There’s some good news on the coronavirus front. We’re not out of the woods, but maybe we’re no longer headed deeper in.

The CDC’s director says we’re “nearing the peak.” Daily death counts, after climbing for some time, seem to have leveled off at around 2,000, though these data are often revised as more deaths are reported. The much-watched University of Washington model says we’re a few days past the peaks of deaths and hospital usage. Estimates of the virus’s “reproductive number” in the U.S. (from the London School of Hygiene & Tropical Medicine) are headed toward one, the magical threshold beneath which the problem starts to decline rather than spreading further.

Nothing much can change immediately, because holding steady isn’t great: It’s a sign that the severe measures we’ve put into effect are controlling the virus, not beating it. In the coming week or two, though, we’ll hopefully see deaths decline and the reproductive number go below one. And that means it’s time to start thinking of the next steps.

That situation will put us at a crossroads. There’s a lot of uncertainty about how many COVID-19 cases are asymptomatic and never detected, but with only 550,000 or so known cases in a population of 330 million, we can be pretty confident that a very low percentage of the country has survived the virus and gained some immunity. This means that if we simply go back to life as it was before, the virus will start spreading again.
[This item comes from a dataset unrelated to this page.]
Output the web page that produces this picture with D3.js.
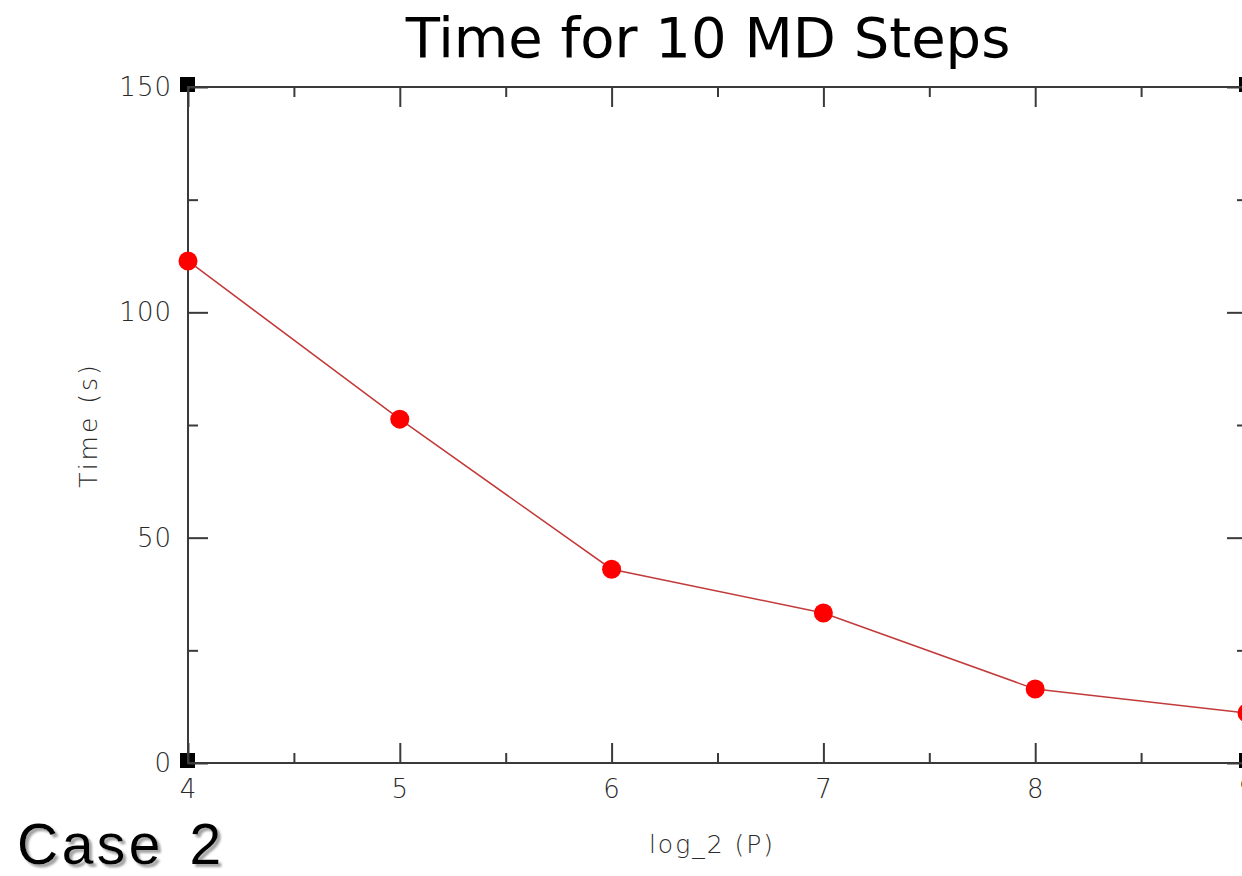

But at the same time, the calculus changes. The longer we try to force the country to stay cooped up, the more damage we do to the economy, the more resistance the lockdowns will provoke, and the worse the cost-benefit calculations will start to look. And subsequent waves of the epidemic might be weaker than the first one, both because some share of the population will probably be immune and because immunity will be concentrated among the people with the most social contacts.